Our job is to keep the road clear.
Practical Implications for Your Church
If you’re evaluating your church’s giving process, the question isn’t “which platform will make our people give more?” The question is “where are we accidentally making it harder for generous people to follow through?”
Start by giving to your own church. Pull out your phone right now and walk through the entire process as if you’ve never done it before. Time it. Count the steps. Note every moment of confusion or hesitation. If you get frustrated, your congregation has been getting frustrated too. They’ve just been too polite to tell you.
Then ask a few people who aren’t technologically confident to try it. Watch them.
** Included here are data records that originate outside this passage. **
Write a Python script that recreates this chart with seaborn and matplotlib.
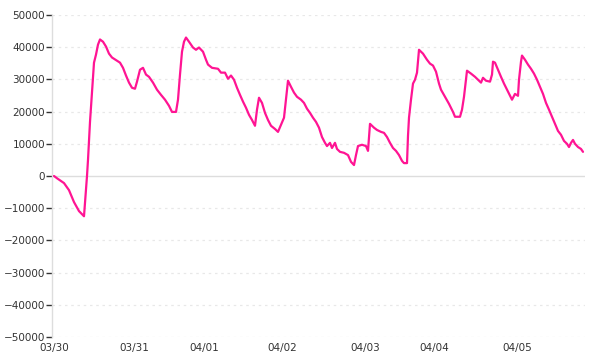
import matplotlib
matplotlib.use("Agg")
import matplotlib.pyplot as plt
import seaborn as sns
import pandas as pd

# sample index along the x axis and the value at each sample
sample = [0, 3, 10, 15, 20, 25, 30, 33, 34, 36, 38, 40, 42, 44, 46, 49, 52, 55, 58, 63,
          66, 69, 72, 75, 78, 81, 83, 86, 89, 92, 95, 99, 103, 107, 111, 115, 118, 122, 124, 126,
          128, 130, 132, 135, 139, 142, 145, 149, 152, 154, 158, 164, 167, 171, 174, 177, 180, 183, 186, 189,
          192, 195, 198, 201, 203, 205, 208, 211, 214, 217, 221, 224, 227, 230, 232, 234, 237, 240, 243, 247,
          250, 253, 256, 259, 262, 265, 268, 271, 273, 276, 278, 281, 283, 286, 290, 294, 297, 300, 302, 304,
          308, 312, 314, 316, 320, 323, 327, 330, 333, 336, 339, 342, 345, 348, 350, 353, 354, 355, 357, 359,
          361, 363, 365, 369, 373, 376, 379, 382, 385, 387, 391, 395, 399, 401, 406, 408, 410, 412, 413, 417,
          421, 425, 427, 429, 432, 436, 438, 439, 441, 444, 447, 450, 453, 456, 458, 461, 464, 465, 467, 468,
          471, 474, 477, 480, 483, 486, 489, 492, 495, 498, 501, 504, 507, 510, 513, 515, 517, 519, 521, 524,
          527, 529]
value = [0, -700, -2200, -4400, -8100, -10900, -12500, 0, 5000, 16800, 25900, 35200, 37700, 40800, 42400, 41700, 40200, 38000, 36800, 35800,
         35200, 33600, 31200, 29000, 27400, 27100, 29300, 33000, 33600, 31500, 30800, 29000, 26800, 25200, 23700, 21800, 19900, 19900, 23700, 31500,
         38600, 41700, 43000, 41700, 39900, 39200, 39900, 38600, 36100, 34600, 33600, 33300, 32100, 32100, 30200, 31200, 29900, 27400, 25200, 23100,
         21200, 19000, 17400, 15600, 20600, 24300, 22700, 19600, 17400, 15600, 14600, 13700, 15900, 18100, 23700, 29600, 27700, 25900, 24600, 23700,
         22700, 20900, 19600, 18100, 16800, 15000, 12100, 10300, 9300, 10300, 8700, 10300, 8400, 7500, 7200, 6500, 4400, 3400, 6500, 9300,
         9700, 9300, 7800, 16200, 15000, 14300, 13700, 13400, 12100, 10300, 8700, 7800, 6500, 4700, 4000, 4000, 12500, 18100, 23700, 28700,
         29900, 32100, 39200, 38000, 36100, 34900, 34300, 32400, 28700, 26800, 24600, 22400, 19900, 18400, 18400, 20600, 24600, 29900, 32700, 31800,
         30800, 29600, 29000, 30500, 29600, 29300, 31500, 35500, 35200, 33000, 30800, 28700, 26800, 24900, 23700, 25500, 24900, 29900, 35500, 37400,
         36100, 34600, 33300, 31800, 29900, 27700, 25500, 22700, 20600, 18400, 16200, 14000, 12800, 10900, 10000, 9000, 10300, 11200, 10000, 9000,
         8400, 7500]

tick_pos = [0, 80, 150, 228, 311, 380, 463]
tick_labels = ["03/30", "03/31", "04/01", "04/02", "04/03", "04/04", "04/05"]
y_ticks = [-50000, -40000, -30000, -20000, -10000, 0, 10000, 20000, 30000, 40000, 50000]

df = pd.DataFrame({"sample": sample, "value": value})

sns.set_theme(style="white")
plt.rcParams["font.family"] = ["DejaVu Sans"]

fig = plt.figure(figsize=(6, 3.6), dpi=100)
ax = fig.add_axes([52 / 600, 1 - 337 / 360, (585 - 52) / 600, (337 - 15) / 360])

for yv in y_ticks:
    if yv == 0:
        ax.axhline(yv, color="#dddddd", lw=1.0, zorder=1)
    else:
        ax.axhline(yv, color="#e8e8e8", lw=0.9, ls=(0, (2, 3)), zorder=1)

sns.lineplot(data=df, x="sample", y="value", color="#ff1493", lw=1.6, ax=ax, zorder=3)

ax.set_xlim(-2, 531)
ax.set_ylim(-50000, 50000)
ax.set_yticks(y_ticks)
ax.set_yticklabels([f"{v:d}".replace("-", "\u2212") for v in y_ticks])
ax.set_xticks(tick_pos)
ax.set_xticklabels(tick_labels)
ax.set_xlabel("")
ax.set_ylabel("")

for s in ["top", "right", "bottom"]:
    ax.spines[s].set_visible(False)
ax.spines["left"].set_color("#dddddd")
ax.spines["left"].set_linewidth(1.0)

ax.tick_params(axis="y", left=True, length=4, width=1, color="#333333", labelsize=7.5,
               labelcolor="#333333", pad=1)
ax.tick_params(axis="x", bottom=False, length=0, labelsize=7.5, labelcolor="#333333", pad=4)

fig.savefig("out.png", dpi=100)
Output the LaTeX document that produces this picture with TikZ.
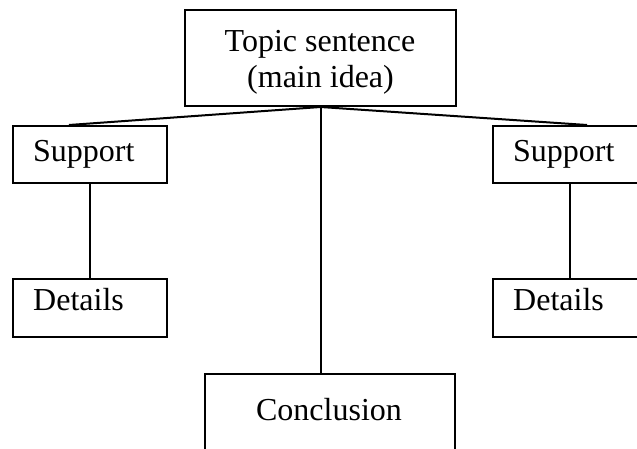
\documentclass[tikz,border=0pt]{standalone}
\usepackage{fontspec}
\setmainfont{Liberation Serif}
\usetikzlibrary{calc}
\tikzset{
  box/.style={draw=black, line width=2pt, rectangle, inner sep=0pt},
  txt/.style={inner sep=0pt, font=\fontsize{32}{36}\selectfont},
  conn/.style={draw=black, line width=2pt},
}
\begin{document}
\begin{tikzpicture}[x=1pt,y=-1pt]
\useasboundingbox (0,0) rectangle (637,449);
\clip (0,0) rectangle (637,449);
% boxes
\node[box, minimum width=271pt, minimum height=96pt] (tb) at (320.5,58) {};
\node[box, minimum width=154pt, minimum height=57pt] (s1) at (90,154.5) {};
\node[box, minimum width=154pt, minimum height=57pt] (s2) at (570,154.5) {};
\node[box, minimum width=154pt, minimum height=58pt] (d1) at (90,308) {};
\node[box, minimum width=154pt, minimum height=58pt] (d2) at (570,308) {};
\node[box, minimum width=250pt, minimum height=120pt] (c) at (330,434) {};
% texts
\node[txt, anchor=base] (tbt1) at (320,52) {Topic sentence};
\node[txt, anchor=base] (tbt2) at (320.5,88) {(main idea)};
\node[txt, anchor=base west] (s1t) at (33,162) {Support};
\node[txt, anchor=base west] (s2t) at (513,162) {Support};
\node[txt, anchor=base west] (d1t) at (33,310) {Details};
\node[txt, anchor=base west] (d2t) at (513,310) {Details};
\node[txt, anchor=base] (ct) at (329,420) {Conclusion};
% connectors
\draw[conn] (tb.south) -- ($(s1.north west)+(57,0)$);
\draw[conn] (tb.south) -- ($(s2.north west)+(95,0)$);
\draw[conn] (tb.south) -- (tb.south |- c.north);
\draw[conn] (s1.south) -- (d1.north);
\draw[conn] (s2.south) -- (d2.north);
\end{tikzpicture}
\end{document}
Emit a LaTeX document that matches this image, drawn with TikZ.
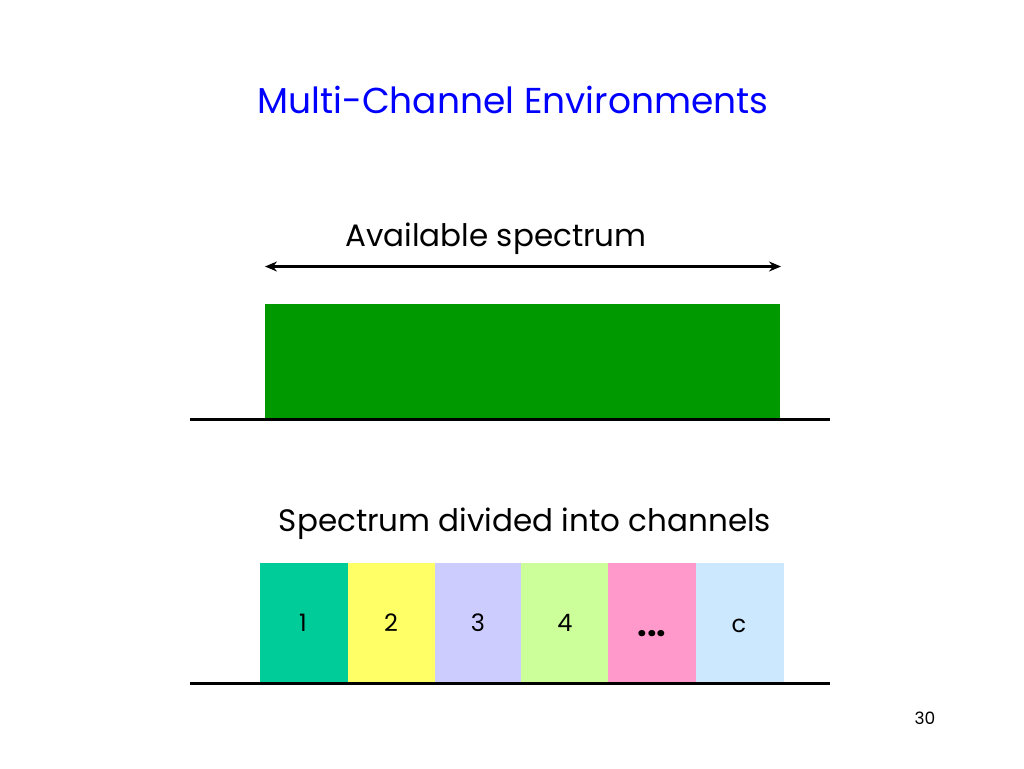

Don’t help. Just observe. The places where they pause, squint at the screen, or ask a question are the places where your giving process is leaking.
You don’t necessarily need a new platform. You may just need to simplify what you already have. Remove unnecessary fund options. Turn on guest giving so first-timers don’t need an account. Make sure your giving page loads quickly on a phone. Check that the confirmation screen actually confirms the gift instead of redirecting to a homepage.
These adjustments are small. They cost nothing. And they honor the generosity that already exists in your church by getting out of its way.
Generosity Deserves a Clear Path
The deepest work of generosity happens in the hearts of your people, shaped by Scripture, modeled by leaders, and formed over years of faithful teaching. No technology replaces that work. No platform shortcuts it.
But generous people deserve a giving process that respects their intention. They deserve a path from decision to action that doesn’t punish them with extra clicks, confusing options, or broken pages. They deserve a church that has thought carefully about the experience of giving, not because giving is a transaction, but because it’s an act of worship.
When we reduce friction in the giving process, we aren’t engineering generosity. We are removing the barriers that stand between a generous heart and a completed gift. That’s not a software problem. That’s a stewardship responsibility.
The generous impulse is God’s work. Clearing the path is ours.